Why Star Citizen switched to Amazon’s Lumberyard game engine
Cloud Imperium Games has announced that its long-awaited space simulator, Star Citizen, has just undergone a major change: The game now runs off Amazon.com Inc.’s Lumberyard game engine.
A game engine is a software framework that gives developers all of the tools they need to create a game, from graphics rendering to networking to artificial intelligence and more. Cloud Imperium originally created Star Citizen using its own fork of CryEngine, which is probably best known as the engine used in the Crysis series.
Normally, changing game engines midway through development would be a monumental task that could end up scrapping years of work. But because Lumberyard is actually a fork of the same build of CryEngine that Star Citizen had been using, the transition was relatively smooth.

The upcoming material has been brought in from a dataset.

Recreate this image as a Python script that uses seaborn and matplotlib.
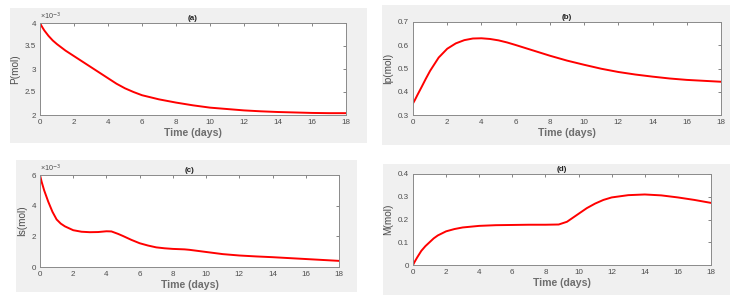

“We stopped taking new builds from Crytek towards the end of 2015. So did Amazon,” Star Citizen creator Chris Roberts explained on the game’s forum. “Because of this the core of the engine that we use is the same one that Amazon use and the switch was painless (I think it took us a day or so of two engineers on the engine team).”
While Lumberyard shares many of the same under-the-hood features as CryEngine, Roberts highlighted Lumberyard’s built-in Amazon Web Services cloud computing support as one of its major advantages, particularly for a game with the extreme network requirements of Star Citizen.
“Looking at Crytek’s roadmap and Amazon’s we determined that Amazon was investing in the areas we were most interested in,” Roberts said. “They are a massive company that is making serious investments into Lumberyard and AWS to support next generation online gaming. Crytek doesn’t have the resources to compete with this level of investment and have never been focused on the network or online aspects of the engine in the way we or Amazon are. Because of this combined with the fact we weren’t taking new builds of CryEngine we decided that Amazon would be the best partner going forward for the future of Star Citizen.”
Roberts explained that Cloud Imperium had actually already been working with Amazon for over a year, but the studio made an agreement with Amazon not to announce the partnership until it released the first game build that used Lumberyard and AWS.